[TO BE DONE]:
Collect every line that includes the string "chart".

[RECORDS FOR THIS EXERCISE]:

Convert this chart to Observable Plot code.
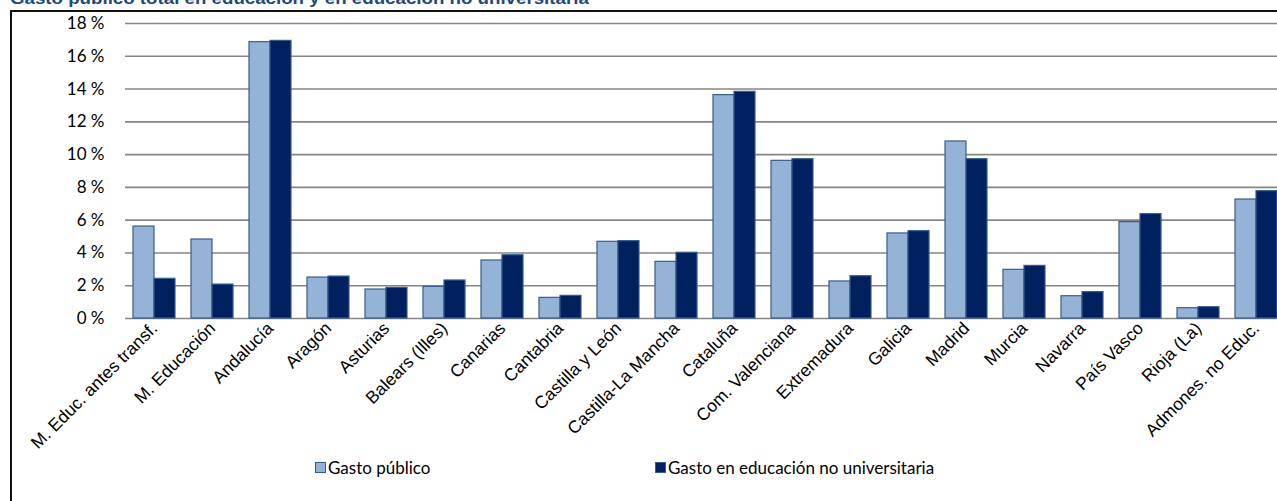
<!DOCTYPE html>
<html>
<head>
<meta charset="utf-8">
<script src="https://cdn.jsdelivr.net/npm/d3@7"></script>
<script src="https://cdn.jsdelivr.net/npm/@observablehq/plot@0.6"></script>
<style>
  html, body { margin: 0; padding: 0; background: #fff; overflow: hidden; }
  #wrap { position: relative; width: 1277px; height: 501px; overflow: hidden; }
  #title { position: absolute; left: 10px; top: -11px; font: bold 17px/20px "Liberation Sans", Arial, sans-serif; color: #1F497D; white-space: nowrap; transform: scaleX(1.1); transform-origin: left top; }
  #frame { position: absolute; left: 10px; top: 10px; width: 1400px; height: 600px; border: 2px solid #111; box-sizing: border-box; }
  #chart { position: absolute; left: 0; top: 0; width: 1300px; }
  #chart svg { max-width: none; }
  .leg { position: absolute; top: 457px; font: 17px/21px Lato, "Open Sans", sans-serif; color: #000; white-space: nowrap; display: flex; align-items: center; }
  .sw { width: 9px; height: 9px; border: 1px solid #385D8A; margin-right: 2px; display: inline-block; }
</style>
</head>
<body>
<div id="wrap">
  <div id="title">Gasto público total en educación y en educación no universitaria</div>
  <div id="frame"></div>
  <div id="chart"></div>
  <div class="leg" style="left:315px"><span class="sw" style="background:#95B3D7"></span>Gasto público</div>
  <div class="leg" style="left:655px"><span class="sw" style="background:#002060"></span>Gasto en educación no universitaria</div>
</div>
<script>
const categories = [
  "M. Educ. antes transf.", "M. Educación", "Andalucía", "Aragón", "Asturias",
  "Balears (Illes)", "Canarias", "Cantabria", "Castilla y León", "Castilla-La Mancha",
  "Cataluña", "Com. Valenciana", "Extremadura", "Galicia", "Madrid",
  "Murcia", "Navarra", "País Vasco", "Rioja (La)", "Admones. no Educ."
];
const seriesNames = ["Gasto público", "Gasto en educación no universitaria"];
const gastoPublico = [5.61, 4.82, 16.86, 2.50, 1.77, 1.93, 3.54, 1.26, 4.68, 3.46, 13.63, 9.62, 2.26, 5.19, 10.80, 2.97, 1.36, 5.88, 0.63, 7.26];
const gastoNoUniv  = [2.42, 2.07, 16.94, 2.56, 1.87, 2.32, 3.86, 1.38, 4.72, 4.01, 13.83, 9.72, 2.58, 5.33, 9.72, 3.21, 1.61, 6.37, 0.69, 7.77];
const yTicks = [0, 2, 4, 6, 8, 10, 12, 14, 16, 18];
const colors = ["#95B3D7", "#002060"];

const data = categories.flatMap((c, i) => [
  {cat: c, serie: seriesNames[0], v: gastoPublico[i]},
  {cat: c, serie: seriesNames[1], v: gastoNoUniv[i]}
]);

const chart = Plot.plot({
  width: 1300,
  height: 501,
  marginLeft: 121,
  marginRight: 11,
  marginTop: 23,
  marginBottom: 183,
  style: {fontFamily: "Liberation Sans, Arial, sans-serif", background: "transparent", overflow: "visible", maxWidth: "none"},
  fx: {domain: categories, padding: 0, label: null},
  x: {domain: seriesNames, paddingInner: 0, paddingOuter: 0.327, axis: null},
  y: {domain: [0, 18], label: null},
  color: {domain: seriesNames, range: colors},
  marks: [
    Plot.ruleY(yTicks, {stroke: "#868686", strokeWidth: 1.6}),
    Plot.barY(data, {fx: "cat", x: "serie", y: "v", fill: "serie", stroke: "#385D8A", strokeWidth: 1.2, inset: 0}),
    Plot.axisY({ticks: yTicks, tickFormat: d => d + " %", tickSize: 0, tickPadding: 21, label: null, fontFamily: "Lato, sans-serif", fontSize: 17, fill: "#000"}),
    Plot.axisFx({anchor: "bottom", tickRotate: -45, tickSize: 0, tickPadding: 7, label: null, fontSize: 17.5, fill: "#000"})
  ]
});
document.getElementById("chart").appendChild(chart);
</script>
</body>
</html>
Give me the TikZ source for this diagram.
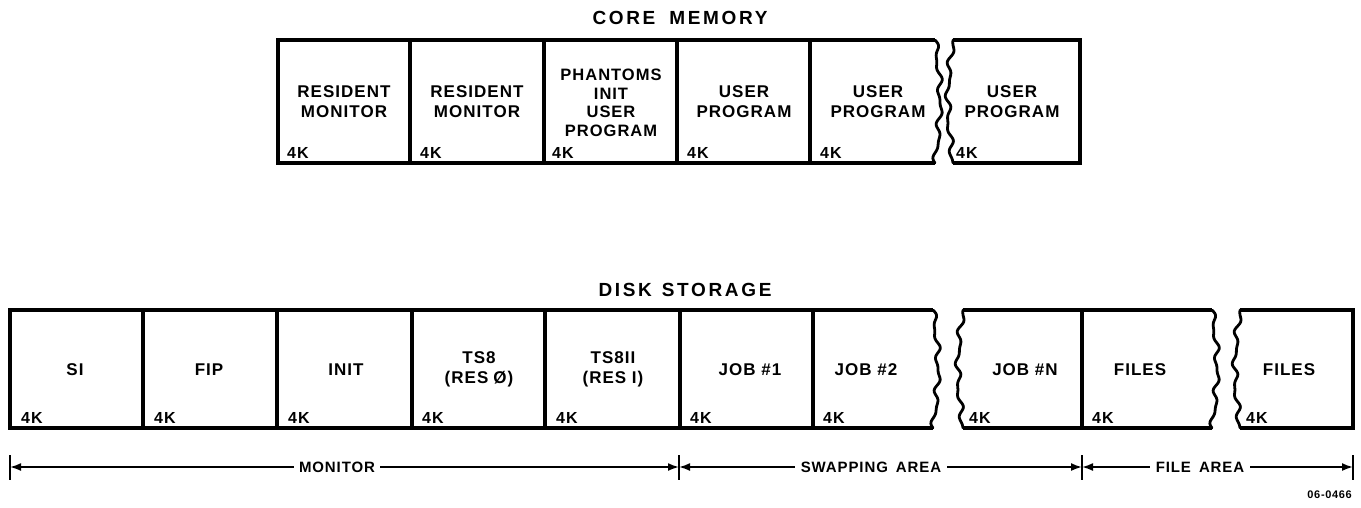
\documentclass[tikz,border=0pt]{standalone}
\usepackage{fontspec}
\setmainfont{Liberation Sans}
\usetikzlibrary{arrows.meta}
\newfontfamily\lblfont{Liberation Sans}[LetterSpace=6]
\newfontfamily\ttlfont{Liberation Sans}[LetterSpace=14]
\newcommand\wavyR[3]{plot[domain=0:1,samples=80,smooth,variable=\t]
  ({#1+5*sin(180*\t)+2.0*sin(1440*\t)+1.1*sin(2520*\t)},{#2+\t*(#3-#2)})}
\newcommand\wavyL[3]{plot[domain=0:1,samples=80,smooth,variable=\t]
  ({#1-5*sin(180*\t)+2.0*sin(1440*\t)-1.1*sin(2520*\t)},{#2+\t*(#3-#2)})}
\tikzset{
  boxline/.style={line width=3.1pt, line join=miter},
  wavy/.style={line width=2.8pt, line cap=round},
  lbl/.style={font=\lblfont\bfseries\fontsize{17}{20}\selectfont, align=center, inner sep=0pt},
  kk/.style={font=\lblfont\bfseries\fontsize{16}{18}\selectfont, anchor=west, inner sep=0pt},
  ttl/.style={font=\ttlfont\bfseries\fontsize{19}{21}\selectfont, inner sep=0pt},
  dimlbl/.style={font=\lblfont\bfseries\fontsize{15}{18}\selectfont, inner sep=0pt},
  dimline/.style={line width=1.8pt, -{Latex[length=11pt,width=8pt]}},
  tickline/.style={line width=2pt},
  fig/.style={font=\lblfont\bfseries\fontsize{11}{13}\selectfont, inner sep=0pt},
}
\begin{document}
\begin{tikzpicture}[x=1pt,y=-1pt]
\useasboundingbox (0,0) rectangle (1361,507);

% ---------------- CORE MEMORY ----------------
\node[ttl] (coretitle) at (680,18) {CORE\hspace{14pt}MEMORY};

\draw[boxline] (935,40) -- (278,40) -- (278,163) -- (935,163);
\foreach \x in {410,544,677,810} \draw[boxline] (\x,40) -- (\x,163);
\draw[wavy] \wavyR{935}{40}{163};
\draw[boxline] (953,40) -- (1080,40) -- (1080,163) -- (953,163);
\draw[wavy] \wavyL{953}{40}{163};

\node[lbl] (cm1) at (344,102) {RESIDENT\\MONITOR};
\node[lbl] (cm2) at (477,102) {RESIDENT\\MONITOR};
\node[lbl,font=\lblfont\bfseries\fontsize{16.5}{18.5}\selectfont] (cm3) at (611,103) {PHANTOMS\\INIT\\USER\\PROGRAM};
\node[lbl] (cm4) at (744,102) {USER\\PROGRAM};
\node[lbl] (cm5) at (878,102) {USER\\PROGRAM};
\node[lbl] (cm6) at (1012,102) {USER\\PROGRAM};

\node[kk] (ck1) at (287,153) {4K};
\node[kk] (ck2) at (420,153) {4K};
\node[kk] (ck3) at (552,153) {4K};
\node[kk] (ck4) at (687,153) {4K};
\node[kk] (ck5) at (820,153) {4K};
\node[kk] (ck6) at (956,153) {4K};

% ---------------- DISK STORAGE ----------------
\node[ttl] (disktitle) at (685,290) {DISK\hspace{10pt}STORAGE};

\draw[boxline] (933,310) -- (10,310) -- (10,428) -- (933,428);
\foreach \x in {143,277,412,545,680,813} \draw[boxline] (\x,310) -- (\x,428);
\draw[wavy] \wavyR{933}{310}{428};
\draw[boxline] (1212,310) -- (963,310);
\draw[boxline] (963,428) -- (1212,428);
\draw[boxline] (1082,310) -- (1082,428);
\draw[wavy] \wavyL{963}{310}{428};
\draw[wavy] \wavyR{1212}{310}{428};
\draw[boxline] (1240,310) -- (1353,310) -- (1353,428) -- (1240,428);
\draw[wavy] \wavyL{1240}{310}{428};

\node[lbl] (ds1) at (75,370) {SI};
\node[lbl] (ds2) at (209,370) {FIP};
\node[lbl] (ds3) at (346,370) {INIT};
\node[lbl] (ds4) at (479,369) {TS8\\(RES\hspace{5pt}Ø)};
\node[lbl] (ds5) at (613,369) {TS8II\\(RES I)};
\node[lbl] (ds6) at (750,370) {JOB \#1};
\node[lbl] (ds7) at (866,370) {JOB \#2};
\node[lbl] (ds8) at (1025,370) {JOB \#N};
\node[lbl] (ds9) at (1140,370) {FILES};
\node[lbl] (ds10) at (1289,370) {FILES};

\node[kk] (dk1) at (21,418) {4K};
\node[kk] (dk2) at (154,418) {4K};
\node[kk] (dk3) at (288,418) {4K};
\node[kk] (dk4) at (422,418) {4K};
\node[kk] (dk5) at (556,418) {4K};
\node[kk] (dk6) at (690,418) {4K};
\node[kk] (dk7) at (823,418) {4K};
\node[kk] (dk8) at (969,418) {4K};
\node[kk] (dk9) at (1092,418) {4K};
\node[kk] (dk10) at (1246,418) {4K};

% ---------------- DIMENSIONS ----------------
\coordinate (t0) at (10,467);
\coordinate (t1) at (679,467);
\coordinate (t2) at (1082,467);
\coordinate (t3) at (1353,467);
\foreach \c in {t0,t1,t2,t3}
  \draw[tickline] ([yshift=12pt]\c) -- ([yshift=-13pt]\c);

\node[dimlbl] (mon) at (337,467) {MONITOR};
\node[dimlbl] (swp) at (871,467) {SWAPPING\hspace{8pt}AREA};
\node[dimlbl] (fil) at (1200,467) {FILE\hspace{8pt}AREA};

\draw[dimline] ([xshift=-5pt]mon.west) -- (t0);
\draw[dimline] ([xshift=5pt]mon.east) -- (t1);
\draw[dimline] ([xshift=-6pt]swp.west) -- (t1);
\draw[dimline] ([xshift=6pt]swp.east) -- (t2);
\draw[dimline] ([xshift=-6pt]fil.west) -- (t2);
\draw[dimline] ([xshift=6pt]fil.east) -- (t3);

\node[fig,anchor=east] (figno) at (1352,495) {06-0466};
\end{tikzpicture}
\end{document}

[SOLUTION BELOW]:
Convert this chart to Observable Plot code.
  #chart { position: absolute; left: 0; top: 0; width: 1300px; }
  #chart svg { max-width: none; }
  <div id="chart"></div>
const chart = Plot.plot({
document.getElementById("chart").appendChild(chart);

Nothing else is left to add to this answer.